Moving Toward Telelocomotion

University of Washington Assistant Professor Sam Burden recently talked with Northwestern Master of Science in Robotics (MSR) students about the future of robotics.

It's no secret that human interaction with the physical world is becoming increasingly mediated by automation. From cars assisting drivers to robots helping surgeons, semi-autonomous machines are all around us.

The challenge with these types of machines is that there still needs to be human supervision. A robot with legs, for example, could lose its balance and fall en route to a certain task; when that happens, a person needs to intervene. Reducing this supervision will require safe and stable telelocomotion — a robot's ability to navigate on its own from place to place.

This was the topic of a recent conversation by University of Washington Assistant Professor Sam Burden titled "Toward Telelocomotion: Human Sensorimotor Control of Contact-Rich Robot Dynamics." The talk and subsequent discussion were hosted by Northwestern's Master of Science in Robotics (MSR) program.
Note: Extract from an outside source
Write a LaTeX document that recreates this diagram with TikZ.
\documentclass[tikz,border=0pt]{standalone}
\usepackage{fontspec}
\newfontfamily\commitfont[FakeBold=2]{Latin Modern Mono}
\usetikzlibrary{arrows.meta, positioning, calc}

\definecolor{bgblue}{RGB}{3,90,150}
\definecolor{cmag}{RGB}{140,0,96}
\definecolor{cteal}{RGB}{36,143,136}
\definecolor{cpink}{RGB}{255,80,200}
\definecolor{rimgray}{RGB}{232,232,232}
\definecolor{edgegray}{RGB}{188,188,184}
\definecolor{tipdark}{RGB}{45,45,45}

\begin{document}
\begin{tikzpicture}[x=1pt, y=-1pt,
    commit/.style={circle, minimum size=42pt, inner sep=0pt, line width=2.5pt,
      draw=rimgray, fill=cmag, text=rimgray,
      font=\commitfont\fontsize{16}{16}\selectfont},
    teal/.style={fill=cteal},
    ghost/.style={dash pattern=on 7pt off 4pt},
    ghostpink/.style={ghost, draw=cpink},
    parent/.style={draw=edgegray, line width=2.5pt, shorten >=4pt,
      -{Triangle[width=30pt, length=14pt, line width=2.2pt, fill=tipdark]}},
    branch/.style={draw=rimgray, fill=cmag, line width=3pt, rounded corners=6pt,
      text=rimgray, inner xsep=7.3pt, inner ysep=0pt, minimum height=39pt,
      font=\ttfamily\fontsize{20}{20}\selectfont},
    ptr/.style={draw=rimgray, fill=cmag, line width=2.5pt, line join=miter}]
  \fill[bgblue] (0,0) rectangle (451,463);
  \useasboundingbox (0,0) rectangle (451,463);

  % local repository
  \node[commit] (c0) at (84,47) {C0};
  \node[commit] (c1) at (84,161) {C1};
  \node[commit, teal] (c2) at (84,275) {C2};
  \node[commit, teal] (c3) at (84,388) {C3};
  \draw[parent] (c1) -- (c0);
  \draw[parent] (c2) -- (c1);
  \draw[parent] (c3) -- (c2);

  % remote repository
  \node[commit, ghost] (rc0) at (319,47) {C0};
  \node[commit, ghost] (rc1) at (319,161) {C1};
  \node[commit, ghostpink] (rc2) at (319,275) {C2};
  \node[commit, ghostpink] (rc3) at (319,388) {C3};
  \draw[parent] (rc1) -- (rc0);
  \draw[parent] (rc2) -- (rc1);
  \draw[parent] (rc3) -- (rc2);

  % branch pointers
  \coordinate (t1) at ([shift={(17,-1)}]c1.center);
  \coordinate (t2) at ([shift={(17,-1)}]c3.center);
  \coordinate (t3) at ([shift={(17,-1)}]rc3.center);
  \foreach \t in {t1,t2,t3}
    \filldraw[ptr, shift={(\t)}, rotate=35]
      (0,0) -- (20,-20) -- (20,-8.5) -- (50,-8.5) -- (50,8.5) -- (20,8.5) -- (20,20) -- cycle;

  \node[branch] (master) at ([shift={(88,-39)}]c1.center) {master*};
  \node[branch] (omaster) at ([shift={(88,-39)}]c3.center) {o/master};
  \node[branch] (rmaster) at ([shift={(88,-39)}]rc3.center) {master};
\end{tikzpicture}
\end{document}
"The more removed a robot is from a person who needs to operate, the more it will rely on its own ability to reason about its environment," said MSR Program Director and Professor Todd Murphy. "Telelocomotion is challenging because robots engaged in dull or dangerous or dirty work will be substantially removed from their operators, sometimes cut off from them entirely, and will nevertheless need to operate reliably.

"Sam’s talk was great because it both made clear that telelocomotion is an important open problem in robotics and that it is incredibly challenging at all levels of engineering design."

Burden's talk examined what he thinks will be needed to more seamlessly integrate legged machines into our daily lives. He also addressed modeling dynamical systems and demonstrated how to go about learning new, complicated subjects.

"Essentially, he is developing easy-to-understand, useful models for robotics control problems," said current MSR student Victor Ozoh.

Ozoh was able to talk with Burden after his speech and came away impressed with his research and his ability to communicate its significance.

"I was inspired by his opinions on research directions for problems in robotic control," Ozoh said. "Having guest speakers like this definitely boosts the MSR student experience in a positive way. Guest speakers provide a larger picture of the state of robotics research and industry needs."